[Dataset items]
%%
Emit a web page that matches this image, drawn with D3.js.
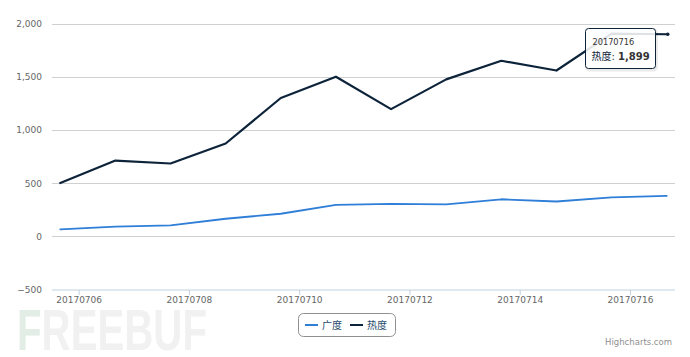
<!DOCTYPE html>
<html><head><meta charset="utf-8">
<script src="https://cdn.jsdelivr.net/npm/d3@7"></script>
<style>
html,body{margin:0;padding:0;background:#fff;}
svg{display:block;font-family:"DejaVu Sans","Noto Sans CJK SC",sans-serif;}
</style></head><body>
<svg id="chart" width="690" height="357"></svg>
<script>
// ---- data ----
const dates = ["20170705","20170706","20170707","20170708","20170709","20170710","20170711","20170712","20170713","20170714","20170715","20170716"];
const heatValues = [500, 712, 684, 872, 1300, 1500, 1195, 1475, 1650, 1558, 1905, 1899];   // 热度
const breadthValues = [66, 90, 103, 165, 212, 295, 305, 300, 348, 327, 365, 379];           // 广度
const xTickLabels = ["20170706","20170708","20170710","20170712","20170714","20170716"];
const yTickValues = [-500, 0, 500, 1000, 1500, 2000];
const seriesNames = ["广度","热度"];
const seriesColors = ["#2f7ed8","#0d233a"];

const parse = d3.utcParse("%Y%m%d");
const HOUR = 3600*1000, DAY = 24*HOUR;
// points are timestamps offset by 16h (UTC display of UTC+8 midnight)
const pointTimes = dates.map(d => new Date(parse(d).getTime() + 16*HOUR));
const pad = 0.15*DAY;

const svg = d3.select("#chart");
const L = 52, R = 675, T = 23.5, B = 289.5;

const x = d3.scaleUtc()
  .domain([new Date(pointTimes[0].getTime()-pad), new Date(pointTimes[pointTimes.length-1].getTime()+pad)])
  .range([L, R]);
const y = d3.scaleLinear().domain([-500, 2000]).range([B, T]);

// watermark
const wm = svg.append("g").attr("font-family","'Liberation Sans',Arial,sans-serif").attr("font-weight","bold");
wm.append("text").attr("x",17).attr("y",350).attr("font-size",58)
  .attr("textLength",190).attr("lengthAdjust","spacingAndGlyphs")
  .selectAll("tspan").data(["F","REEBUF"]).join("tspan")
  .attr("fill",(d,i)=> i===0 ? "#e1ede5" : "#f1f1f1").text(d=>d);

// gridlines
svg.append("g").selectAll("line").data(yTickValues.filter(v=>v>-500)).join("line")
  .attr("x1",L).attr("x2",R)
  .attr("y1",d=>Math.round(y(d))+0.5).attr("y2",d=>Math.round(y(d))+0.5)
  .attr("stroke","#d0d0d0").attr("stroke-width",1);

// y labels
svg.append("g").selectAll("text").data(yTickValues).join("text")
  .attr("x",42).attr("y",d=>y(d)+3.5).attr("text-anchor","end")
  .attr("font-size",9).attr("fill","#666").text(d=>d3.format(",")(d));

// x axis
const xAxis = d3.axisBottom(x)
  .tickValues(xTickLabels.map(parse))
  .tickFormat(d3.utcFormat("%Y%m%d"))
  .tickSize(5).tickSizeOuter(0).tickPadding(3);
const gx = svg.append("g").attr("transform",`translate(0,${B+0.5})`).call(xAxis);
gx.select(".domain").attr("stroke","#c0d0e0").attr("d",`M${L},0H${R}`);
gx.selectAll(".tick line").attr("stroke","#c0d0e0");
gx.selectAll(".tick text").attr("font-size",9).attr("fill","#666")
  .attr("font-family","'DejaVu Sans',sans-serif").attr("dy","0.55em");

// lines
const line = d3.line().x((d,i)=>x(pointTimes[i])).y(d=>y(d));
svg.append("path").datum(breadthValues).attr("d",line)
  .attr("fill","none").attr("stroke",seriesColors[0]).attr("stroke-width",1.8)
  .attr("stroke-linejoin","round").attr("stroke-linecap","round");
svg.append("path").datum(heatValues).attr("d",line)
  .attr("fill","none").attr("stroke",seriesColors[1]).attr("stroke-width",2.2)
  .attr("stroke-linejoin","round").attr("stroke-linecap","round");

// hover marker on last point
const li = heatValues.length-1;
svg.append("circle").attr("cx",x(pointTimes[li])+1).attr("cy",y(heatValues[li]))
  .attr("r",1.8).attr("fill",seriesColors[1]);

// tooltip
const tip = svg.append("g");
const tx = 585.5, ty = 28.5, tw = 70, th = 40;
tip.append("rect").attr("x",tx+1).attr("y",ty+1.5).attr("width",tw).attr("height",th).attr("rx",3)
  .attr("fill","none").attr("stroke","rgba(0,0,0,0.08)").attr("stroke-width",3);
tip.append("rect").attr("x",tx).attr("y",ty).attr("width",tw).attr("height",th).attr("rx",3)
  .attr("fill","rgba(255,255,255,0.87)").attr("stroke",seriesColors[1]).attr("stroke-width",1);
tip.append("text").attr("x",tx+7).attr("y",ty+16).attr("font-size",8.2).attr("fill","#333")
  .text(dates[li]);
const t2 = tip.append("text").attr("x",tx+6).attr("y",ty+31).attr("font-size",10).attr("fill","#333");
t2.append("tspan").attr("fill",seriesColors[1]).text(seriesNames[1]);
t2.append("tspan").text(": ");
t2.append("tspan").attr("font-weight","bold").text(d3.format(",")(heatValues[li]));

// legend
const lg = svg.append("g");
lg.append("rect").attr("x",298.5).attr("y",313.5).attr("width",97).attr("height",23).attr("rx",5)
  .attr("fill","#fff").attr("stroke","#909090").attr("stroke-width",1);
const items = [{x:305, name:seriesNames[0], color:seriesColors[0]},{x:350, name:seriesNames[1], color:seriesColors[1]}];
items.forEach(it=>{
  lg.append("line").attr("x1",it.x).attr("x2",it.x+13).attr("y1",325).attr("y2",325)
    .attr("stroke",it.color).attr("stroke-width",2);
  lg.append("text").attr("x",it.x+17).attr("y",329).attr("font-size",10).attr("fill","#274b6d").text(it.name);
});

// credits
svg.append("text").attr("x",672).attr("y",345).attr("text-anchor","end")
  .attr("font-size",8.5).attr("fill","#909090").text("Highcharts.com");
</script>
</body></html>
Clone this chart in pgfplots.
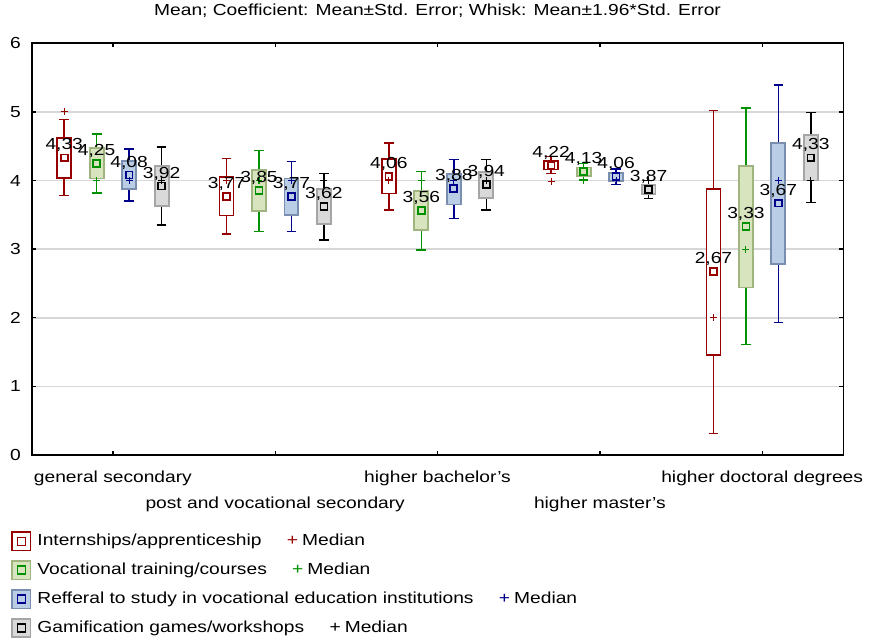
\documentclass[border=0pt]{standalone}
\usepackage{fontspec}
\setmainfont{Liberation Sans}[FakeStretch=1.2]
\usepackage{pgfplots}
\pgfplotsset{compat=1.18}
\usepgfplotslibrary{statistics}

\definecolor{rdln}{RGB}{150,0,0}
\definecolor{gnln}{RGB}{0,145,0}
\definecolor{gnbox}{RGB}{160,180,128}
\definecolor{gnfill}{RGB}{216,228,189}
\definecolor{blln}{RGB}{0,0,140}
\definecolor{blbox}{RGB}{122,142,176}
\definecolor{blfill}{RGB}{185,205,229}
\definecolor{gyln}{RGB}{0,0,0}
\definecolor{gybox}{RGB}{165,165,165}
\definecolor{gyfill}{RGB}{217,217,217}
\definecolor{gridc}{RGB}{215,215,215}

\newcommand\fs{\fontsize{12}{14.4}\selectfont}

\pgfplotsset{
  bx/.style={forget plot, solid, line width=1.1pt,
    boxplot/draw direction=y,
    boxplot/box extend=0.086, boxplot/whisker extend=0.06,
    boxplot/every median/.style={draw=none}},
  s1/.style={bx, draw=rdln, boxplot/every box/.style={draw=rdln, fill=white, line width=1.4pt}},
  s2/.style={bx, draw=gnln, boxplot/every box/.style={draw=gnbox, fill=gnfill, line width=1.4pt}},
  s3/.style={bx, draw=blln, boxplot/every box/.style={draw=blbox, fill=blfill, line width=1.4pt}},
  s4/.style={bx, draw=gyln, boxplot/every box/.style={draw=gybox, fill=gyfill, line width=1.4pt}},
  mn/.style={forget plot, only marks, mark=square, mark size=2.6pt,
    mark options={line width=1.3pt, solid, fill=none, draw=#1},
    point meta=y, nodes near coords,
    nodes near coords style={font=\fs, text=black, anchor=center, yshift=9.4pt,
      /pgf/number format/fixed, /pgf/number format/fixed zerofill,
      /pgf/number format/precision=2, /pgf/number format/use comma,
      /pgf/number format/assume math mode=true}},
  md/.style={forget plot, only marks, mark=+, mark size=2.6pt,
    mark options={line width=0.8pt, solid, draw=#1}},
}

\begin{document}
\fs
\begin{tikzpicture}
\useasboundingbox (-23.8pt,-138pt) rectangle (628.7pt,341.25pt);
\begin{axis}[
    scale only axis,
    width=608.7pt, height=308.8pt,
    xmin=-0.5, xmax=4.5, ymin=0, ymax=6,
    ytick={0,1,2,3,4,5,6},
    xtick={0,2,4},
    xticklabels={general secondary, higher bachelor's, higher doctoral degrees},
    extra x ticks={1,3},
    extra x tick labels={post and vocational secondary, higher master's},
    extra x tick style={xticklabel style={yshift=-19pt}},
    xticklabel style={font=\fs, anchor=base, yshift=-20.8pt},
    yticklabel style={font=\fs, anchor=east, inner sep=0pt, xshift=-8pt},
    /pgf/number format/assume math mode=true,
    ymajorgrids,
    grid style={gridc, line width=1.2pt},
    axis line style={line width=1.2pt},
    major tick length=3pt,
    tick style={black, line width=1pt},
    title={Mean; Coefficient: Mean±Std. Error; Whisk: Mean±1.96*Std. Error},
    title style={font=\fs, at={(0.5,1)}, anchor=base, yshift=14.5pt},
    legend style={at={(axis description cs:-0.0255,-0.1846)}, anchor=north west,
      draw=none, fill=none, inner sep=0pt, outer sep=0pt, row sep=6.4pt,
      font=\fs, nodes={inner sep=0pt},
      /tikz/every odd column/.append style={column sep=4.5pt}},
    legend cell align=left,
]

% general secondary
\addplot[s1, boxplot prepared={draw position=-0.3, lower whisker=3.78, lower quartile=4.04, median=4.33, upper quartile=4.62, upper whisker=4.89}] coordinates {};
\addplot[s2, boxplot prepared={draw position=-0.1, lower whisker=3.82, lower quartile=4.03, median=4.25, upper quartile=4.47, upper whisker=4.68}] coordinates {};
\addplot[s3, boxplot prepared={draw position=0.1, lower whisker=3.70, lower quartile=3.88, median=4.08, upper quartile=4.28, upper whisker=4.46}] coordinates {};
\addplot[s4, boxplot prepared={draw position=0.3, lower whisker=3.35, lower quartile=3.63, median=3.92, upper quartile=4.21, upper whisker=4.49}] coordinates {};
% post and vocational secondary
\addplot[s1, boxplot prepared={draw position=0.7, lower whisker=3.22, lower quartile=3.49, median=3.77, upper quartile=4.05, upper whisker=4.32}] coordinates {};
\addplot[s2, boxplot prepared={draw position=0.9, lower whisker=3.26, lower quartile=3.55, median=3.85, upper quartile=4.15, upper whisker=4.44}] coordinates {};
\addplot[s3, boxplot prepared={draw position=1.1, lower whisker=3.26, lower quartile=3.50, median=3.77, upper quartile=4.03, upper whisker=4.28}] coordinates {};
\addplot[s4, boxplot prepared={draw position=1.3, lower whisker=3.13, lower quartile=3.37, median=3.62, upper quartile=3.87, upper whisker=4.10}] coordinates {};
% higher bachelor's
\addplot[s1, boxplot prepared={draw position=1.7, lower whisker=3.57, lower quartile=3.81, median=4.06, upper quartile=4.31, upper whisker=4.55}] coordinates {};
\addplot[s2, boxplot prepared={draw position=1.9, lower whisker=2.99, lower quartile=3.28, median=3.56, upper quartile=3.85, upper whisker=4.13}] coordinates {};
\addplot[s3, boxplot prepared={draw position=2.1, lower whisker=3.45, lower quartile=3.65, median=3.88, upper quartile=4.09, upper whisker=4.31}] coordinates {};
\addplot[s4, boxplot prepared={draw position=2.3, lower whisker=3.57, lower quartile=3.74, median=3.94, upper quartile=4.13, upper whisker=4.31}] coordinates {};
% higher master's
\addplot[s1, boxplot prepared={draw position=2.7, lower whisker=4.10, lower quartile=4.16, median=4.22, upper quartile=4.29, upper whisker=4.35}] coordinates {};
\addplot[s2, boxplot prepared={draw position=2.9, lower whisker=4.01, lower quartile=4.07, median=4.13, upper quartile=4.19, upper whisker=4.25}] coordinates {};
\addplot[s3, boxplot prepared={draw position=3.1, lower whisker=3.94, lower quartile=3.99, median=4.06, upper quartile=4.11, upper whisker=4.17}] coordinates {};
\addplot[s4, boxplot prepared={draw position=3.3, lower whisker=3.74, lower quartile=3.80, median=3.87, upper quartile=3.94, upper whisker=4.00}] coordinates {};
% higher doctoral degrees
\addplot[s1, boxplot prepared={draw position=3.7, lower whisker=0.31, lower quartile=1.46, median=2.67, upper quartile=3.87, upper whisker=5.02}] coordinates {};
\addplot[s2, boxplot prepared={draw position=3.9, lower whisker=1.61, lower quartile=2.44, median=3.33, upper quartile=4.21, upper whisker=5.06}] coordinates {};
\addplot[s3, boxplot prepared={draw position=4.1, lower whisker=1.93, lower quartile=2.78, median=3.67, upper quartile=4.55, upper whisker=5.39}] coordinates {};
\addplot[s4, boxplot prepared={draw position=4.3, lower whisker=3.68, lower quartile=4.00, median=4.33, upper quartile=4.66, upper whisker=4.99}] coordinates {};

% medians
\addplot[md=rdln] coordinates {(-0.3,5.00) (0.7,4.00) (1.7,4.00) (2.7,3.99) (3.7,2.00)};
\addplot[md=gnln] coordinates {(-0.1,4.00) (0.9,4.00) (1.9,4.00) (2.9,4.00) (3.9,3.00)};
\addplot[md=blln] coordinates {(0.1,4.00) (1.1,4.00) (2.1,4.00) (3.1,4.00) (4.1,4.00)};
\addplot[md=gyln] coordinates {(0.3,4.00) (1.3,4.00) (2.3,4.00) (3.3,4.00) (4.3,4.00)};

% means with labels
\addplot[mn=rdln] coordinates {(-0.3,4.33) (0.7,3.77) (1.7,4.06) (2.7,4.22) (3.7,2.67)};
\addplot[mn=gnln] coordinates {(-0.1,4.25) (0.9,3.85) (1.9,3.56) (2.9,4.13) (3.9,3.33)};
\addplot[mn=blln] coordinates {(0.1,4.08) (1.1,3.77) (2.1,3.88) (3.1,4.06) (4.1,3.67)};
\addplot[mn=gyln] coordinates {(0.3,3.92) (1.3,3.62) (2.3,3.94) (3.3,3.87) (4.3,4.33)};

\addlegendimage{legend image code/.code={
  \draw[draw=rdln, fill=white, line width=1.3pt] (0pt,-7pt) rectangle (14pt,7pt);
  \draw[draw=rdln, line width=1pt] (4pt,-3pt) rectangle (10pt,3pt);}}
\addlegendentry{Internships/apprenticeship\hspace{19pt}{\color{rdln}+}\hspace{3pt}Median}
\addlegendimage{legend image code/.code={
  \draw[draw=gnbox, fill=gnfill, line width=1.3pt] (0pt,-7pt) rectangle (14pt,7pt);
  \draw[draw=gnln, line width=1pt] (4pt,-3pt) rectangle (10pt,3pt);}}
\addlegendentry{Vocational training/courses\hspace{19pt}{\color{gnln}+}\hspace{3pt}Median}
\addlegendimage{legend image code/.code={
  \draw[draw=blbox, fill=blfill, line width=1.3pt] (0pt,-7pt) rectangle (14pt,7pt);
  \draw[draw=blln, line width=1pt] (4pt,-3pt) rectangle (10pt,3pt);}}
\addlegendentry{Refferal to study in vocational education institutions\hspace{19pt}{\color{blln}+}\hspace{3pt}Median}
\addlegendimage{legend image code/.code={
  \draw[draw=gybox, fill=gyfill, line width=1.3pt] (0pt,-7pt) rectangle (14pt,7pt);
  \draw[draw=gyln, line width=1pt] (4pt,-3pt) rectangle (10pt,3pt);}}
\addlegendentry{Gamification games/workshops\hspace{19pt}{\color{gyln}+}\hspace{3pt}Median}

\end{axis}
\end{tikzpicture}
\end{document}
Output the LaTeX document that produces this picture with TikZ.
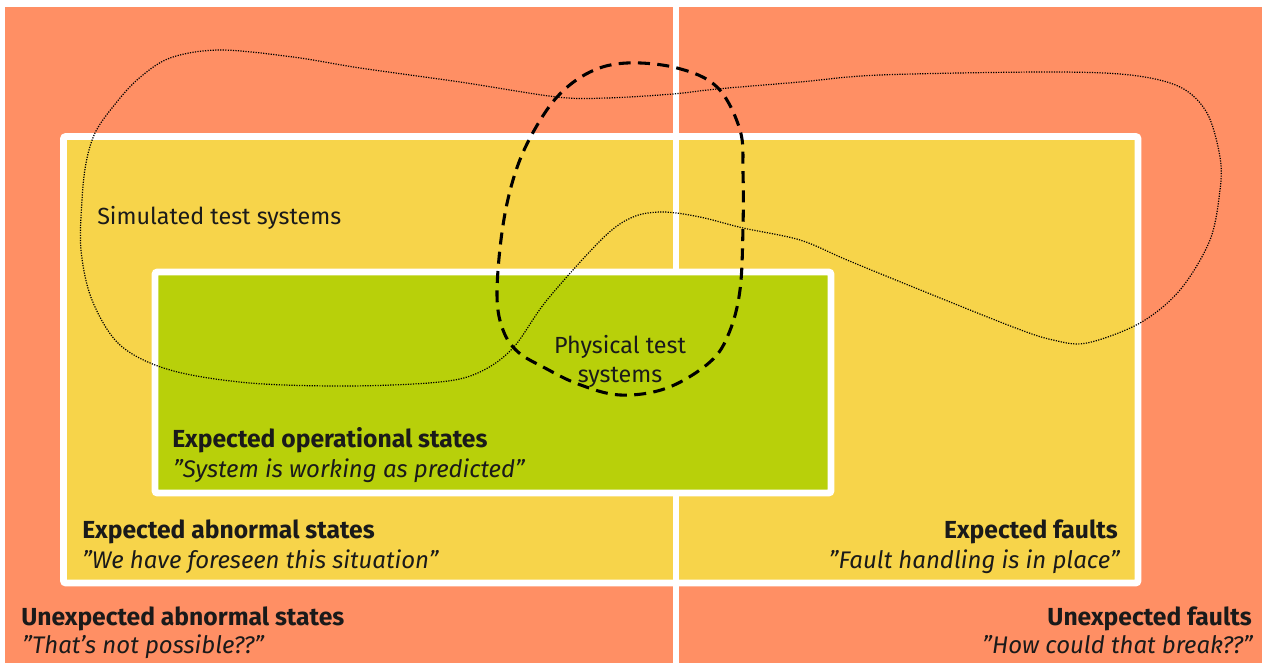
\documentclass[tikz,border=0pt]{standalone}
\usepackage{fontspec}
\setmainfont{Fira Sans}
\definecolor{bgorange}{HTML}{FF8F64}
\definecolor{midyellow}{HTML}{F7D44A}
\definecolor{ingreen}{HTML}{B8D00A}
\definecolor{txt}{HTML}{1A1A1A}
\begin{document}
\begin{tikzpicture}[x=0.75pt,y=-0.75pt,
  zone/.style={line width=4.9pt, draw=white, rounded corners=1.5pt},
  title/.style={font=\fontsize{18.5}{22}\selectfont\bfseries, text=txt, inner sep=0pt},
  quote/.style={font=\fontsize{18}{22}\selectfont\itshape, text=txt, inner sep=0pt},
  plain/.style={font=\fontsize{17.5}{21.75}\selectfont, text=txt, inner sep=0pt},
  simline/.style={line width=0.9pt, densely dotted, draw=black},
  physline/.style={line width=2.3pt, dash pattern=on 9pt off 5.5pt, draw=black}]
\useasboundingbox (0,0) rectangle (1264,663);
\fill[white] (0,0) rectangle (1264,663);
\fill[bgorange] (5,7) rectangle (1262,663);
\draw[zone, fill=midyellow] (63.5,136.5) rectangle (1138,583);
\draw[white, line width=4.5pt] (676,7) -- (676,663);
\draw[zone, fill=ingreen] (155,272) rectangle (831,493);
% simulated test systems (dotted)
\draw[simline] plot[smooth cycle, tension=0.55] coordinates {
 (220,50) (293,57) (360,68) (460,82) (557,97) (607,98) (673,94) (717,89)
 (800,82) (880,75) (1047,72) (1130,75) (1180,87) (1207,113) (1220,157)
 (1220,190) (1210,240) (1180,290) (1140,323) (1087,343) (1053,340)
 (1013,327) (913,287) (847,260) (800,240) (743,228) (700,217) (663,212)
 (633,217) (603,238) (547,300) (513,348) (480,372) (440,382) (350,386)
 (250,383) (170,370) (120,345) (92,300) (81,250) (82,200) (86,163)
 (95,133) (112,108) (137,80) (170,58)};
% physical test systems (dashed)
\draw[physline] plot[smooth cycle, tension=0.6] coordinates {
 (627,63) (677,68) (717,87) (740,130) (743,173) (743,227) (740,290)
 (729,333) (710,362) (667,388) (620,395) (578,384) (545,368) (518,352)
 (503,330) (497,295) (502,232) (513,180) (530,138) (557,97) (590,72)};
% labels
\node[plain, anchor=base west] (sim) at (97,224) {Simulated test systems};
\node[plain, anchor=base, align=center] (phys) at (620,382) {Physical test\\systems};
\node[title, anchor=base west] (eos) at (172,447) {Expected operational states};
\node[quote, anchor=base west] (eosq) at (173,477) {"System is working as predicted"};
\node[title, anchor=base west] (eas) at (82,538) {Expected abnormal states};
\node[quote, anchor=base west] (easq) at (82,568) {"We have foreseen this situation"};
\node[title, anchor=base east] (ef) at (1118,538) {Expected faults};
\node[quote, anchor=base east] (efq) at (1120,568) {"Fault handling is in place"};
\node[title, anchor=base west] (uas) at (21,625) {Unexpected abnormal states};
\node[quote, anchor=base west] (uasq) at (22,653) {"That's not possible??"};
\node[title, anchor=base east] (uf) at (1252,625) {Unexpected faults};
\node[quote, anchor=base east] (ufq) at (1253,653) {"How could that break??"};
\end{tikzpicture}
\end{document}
%%
Filter lines by "with" and return each hit.

Emit a web page that matches this image, drawn with D3.js.
% means with labels
Output the LaTeX document that produces this picture with TikZ.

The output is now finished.